Light My Fire
April 7, 1827: John Walker, an English chemist, invents the friction match. Fire is necessary for many tasks humans need to perform. Cooking is a major one and in the past heating and light came from fire, as well. Getting a fire started today is quite easy. But it wasn’t always so.
The first matches were chemically soaked cords that were continually burning and used to light other fires. They could burn either fast or slow and were classified as such. They burned at the rate of 1-15 seconds per centimeter. They were similar in design to today’s fuses.
Early precursor matches were developed in China in 577 and were small sticks of pinewood impregnated with sulfur. In 1805 the first modern match was created. The tip was coated with chemicals and it was stuck into a bottle of sulfuric acid to get a flammable reaction. It was both volatile and expensive.
Early work done in the 1680s by Robert Boyle laid the groundwork for Walker’s new kind of match. Walker’s match could light by striking it against any rough surface. The resulting flame was not at all safe, however, and threw sparks – sometimes for several feet – and ignited unintended objects. It was also very stinky because it used sulfur. In 1830 Charles Sauria added white phosphorus and got rid of the offensive odor. The safety match was a refinement that was introduced in 1836. Book matches came on the scene in 1889. Today, there are also special purpose matches, such as storm matches. They are able to light when struck against any rough surface, but the stick itself is also coated with chemicals to keep them burning even in strong winds. The entire match is covered with a thin coat of wax, making them waterproof.

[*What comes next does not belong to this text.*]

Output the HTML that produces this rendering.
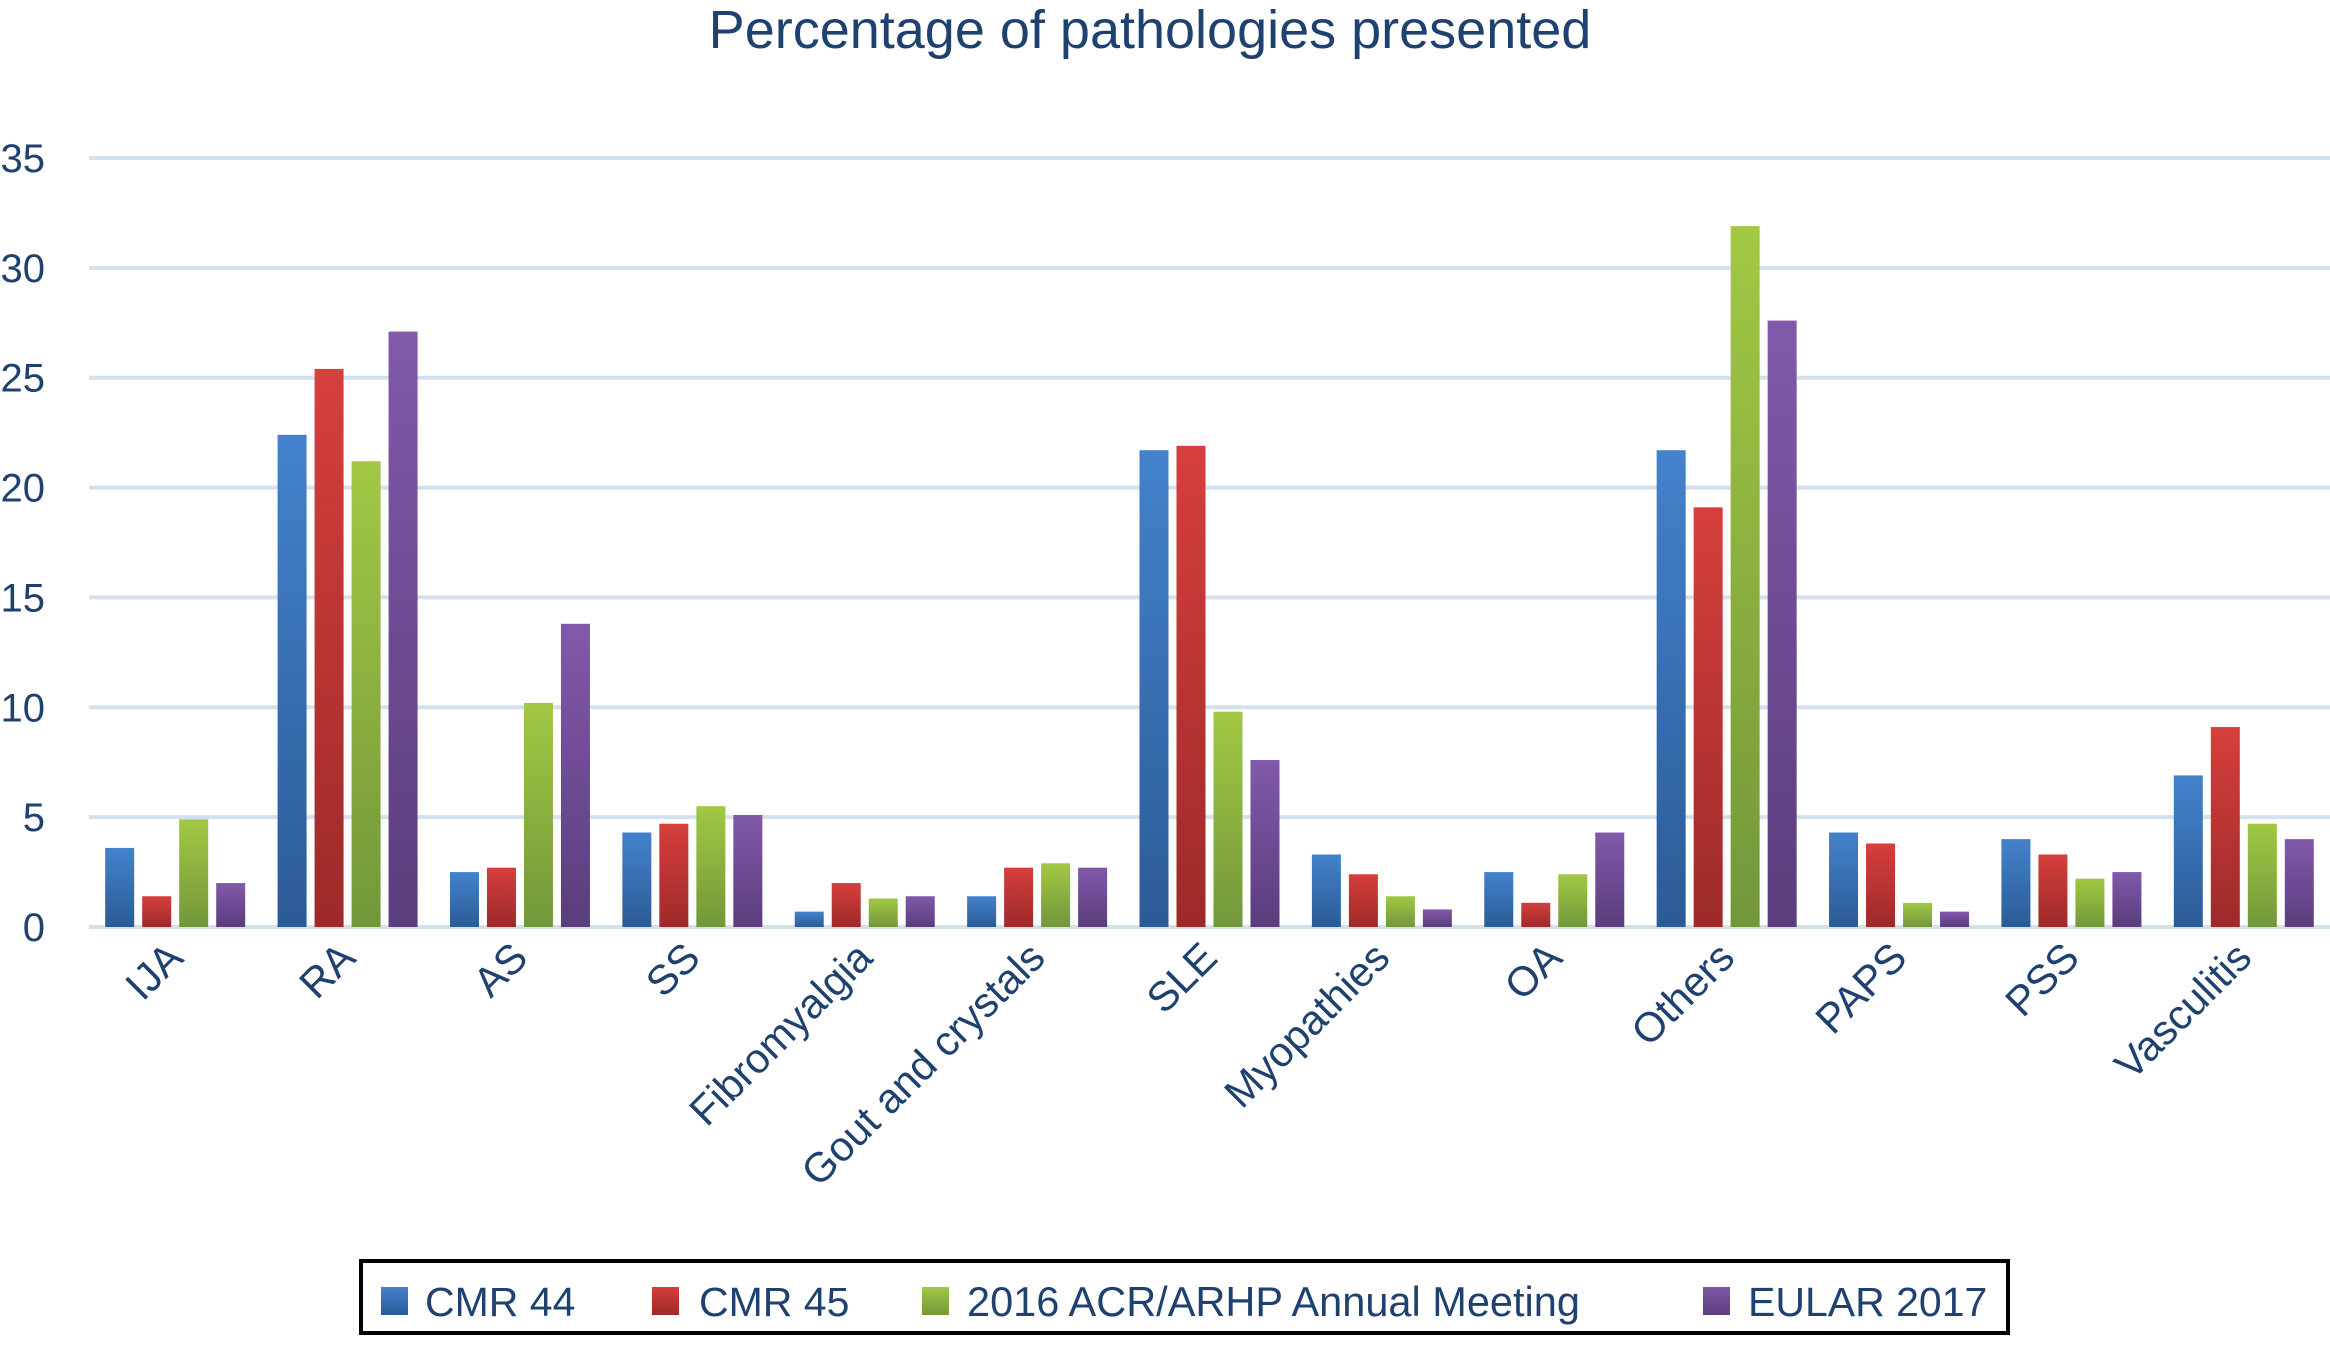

“Fire is never a gentle master.” – Proverb
“There can be no great smoke arise, but there must be some fire.” – John Lyly
“People who fight fire with fire usually end up with ashes.” – Abigail Van Buren
“He who sits by the fire, thankless for the fire, is just as if he had no fire. Nothing is possessed save in appreciation, of which thankfulness is the indispensable ingredient.” – W.J. Cameron
Also on this day, in 1969 RFC-1 was published, the beginning of the Internet.